## begin COLLECTED DATA
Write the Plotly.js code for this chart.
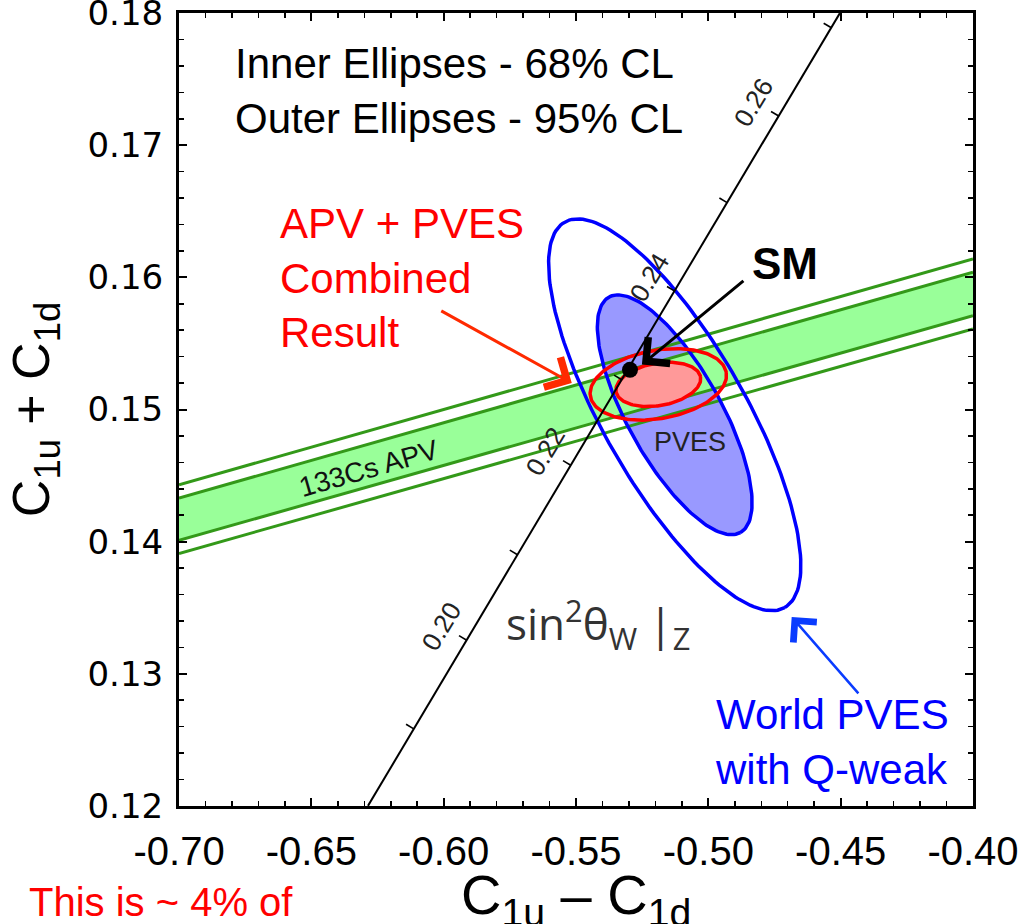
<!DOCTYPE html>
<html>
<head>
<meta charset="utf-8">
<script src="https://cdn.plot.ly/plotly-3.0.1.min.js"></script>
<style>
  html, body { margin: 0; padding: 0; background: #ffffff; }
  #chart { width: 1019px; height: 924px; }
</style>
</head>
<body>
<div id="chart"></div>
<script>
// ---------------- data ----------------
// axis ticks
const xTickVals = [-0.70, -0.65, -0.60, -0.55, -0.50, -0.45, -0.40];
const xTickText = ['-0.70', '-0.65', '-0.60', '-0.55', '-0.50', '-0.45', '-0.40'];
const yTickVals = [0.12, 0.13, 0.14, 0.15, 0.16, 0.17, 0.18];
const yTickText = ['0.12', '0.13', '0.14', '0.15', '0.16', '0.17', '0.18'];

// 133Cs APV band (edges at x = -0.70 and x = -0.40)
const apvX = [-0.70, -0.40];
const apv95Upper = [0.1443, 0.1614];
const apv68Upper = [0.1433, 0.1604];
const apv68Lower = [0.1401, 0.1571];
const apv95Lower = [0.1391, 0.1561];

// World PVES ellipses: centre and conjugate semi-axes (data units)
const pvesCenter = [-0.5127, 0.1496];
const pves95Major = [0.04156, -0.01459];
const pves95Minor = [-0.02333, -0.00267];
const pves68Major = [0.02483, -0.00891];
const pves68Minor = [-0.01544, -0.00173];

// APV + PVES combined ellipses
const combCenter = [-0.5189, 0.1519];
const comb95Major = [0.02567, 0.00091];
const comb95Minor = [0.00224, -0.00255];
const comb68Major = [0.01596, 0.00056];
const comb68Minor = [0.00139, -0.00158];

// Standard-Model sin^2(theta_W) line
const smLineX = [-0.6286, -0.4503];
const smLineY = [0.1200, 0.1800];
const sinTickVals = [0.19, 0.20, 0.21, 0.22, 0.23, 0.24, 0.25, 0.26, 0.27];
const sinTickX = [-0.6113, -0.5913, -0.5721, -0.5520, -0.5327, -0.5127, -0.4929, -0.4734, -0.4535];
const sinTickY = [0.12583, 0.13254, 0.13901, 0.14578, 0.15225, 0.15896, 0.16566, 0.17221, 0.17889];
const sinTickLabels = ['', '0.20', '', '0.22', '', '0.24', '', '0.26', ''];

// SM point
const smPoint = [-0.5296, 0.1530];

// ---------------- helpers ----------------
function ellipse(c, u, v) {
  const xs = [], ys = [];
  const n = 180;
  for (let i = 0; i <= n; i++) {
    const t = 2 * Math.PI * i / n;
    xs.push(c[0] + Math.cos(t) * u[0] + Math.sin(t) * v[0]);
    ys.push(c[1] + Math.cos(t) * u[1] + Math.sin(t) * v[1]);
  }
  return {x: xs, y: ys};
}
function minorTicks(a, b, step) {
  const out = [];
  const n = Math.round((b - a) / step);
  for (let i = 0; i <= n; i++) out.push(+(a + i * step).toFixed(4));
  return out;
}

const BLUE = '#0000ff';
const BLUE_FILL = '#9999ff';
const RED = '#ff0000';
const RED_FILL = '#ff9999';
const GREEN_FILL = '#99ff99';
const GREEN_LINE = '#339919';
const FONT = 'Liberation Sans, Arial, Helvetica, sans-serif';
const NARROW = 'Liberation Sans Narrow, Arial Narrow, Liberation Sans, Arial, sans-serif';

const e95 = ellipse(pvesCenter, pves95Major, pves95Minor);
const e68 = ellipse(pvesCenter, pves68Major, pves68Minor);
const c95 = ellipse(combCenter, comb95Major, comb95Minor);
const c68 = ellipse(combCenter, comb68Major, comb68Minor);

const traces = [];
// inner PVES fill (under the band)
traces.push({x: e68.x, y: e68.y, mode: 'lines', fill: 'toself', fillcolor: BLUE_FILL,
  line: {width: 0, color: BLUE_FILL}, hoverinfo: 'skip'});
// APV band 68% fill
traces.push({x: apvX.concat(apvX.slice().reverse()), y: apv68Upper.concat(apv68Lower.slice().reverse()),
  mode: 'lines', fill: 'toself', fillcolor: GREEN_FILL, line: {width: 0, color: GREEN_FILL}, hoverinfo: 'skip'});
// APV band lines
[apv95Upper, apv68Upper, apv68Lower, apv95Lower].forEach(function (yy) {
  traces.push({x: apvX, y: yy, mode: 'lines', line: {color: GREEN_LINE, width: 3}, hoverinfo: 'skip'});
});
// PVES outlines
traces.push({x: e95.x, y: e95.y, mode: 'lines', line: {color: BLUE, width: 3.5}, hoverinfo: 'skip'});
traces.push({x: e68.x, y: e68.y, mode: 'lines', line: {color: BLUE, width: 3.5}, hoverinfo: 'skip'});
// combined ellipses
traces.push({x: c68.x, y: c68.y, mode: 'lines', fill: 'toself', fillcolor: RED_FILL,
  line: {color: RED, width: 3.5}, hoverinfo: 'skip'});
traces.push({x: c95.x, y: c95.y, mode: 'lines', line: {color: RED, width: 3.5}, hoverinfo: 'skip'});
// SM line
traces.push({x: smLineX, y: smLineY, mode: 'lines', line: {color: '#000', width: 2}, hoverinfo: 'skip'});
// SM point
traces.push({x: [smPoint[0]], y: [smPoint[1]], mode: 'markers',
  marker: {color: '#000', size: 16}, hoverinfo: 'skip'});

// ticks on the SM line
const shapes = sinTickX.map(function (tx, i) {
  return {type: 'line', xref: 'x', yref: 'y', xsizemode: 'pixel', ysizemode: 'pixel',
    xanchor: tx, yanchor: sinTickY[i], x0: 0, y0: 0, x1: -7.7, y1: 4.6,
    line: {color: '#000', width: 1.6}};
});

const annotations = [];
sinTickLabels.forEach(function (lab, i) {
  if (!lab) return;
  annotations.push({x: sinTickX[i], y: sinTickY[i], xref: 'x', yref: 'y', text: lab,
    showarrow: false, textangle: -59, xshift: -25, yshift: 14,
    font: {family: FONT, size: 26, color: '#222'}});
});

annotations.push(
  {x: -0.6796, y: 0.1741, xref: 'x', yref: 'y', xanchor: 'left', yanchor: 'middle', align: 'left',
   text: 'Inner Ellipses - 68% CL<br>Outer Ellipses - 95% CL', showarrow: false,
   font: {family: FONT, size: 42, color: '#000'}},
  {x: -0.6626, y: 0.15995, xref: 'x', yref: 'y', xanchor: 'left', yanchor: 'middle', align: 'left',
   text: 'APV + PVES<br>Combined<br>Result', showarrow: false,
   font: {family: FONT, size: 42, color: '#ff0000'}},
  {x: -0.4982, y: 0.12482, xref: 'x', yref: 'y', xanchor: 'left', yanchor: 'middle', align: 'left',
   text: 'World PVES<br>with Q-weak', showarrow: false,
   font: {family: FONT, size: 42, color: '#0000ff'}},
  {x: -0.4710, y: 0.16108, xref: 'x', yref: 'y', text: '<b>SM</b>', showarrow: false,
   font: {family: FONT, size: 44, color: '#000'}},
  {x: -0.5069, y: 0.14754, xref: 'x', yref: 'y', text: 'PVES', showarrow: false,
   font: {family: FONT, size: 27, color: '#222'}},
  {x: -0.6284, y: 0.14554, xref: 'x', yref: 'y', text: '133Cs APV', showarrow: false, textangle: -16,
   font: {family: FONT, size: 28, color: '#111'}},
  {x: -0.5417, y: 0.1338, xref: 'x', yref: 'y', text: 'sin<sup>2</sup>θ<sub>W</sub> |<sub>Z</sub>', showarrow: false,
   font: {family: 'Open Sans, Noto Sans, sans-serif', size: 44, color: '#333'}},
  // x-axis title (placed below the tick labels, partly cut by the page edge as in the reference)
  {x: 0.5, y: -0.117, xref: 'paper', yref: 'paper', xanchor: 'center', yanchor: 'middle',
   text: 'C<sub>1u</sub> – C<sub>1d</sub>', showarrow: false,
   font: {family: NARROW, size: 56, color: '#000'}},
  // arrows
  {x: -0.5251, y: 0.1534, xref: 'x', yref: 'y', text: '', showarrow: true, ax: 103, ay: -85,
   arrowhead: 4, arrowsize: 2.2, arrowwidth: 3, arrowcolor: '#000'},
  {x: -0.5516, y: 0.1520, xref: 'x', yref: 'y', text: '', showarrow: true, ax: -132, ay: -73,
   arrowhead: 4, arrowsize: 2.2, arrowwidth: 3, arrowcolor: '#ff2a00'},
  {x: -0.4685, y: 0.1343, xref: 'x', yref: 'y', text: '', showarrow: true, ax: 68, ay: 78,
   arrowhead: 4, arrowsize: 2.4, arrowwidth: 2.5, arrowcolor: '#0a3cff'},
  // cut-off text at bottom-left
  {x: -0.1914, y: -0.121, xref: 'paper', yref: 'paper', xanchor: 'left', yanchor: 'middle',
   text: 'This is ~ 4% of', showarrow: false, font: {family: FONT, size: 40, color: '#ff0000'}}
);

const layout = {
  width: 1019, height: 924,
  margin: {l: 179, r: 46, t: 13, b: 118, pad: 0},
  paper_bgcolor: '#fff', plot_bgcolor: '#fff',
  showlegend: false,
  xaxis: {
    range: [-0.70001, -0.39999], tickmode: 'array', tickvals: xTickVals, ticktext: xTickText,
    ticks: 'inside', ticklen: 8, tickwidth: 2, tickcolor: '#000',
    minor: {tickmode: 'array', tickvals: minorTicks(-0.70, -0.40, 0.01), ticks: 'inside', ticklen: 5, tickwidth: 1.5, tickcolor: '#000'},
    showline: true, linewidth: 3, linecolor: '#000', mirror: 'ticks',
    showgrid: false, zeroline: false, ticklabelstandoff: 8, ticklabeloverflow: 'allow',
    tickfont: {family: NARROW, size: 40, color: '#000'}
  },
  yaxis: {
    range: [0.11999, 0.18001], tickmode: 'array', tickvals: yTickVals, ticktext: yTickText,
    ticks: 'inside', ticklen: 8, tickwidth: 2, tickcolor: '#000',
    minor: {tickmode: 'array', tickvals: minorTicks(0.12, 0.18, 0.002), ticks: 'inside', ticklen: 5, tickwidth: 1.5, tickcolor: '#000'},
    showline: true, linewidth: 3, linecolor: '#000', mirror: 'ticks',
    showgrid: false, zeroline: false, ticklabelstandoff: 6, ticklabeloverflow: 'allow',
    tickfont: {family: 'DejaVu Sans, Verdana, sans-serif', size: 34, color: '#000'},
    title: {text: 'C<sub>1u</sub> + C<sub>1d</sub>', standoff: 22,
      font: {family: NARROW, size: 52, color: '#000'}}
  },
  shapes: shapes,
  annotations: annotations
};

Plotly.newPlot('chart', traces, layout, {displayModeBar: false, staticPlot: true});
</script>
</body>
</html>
## end COLLECTED DATA
### AIM
Go from the first line of the data above to the line containing "const pves68Minor = [-0.01544, -0.00173];" and retype exactly those lines, both included, but none of the pictures.

### ANSWER TO THIS EXERCISE
Write the Plotly.js code for this chart.
<!DOCTYPE html>
<html>
<head>
<meta charset="utf-8">
<script src="https://cdn.plot.ly/plotly-3.0.1.min.js"></script>
<style>
  html, body { margin: 0; padding: 0; background: #ffffff; }
  #chart { width: 1019px; height: 924px; }
</style>
</head>
<body>
<div id="chart"></div>
<script>
// ---------------- data ----------------
// axis ticks
const xTickVals = [-0.70, -0.65, -0.60, -0.55, -0.50, -0.45, -0.40];
const xTickText = ['-0.70', '-0.65', '-0.60', '-0.55', '-0.50', '-0.45', '-0.40'];
const yTickVals = [0.12, 0.13, 0.14, 0.15, 0.16, 0.17, 0.18];
const yTickText = ['0.12', '0.13', '0.14', '0.15', '0.16', '0.17', '0.18'];

// 133Cs APV band (edges at x = -0.70 and x = -0.40)
const apvX = [-0.70, -0.40];
const apv95Upper = [0.1443, 0.1614];
const apv68Upper = [0.1433, 0.1604];
const apv68Lower = [0.1401, 0.1571];
const apv95Lower = [0.1391, 0.1561];

// World PVES ellipses: centre and conjugate semi-axes (data units)
const pvesCenter = [-0.5127, 0.1496];
const pves95Major = [0.04156, -0.01459];
const pves95Minor = [-0.02333, -0.00267];
const pves68Major = [0.02483, -0.00891];
const pves68Minor = [-0.01544, -0.00173];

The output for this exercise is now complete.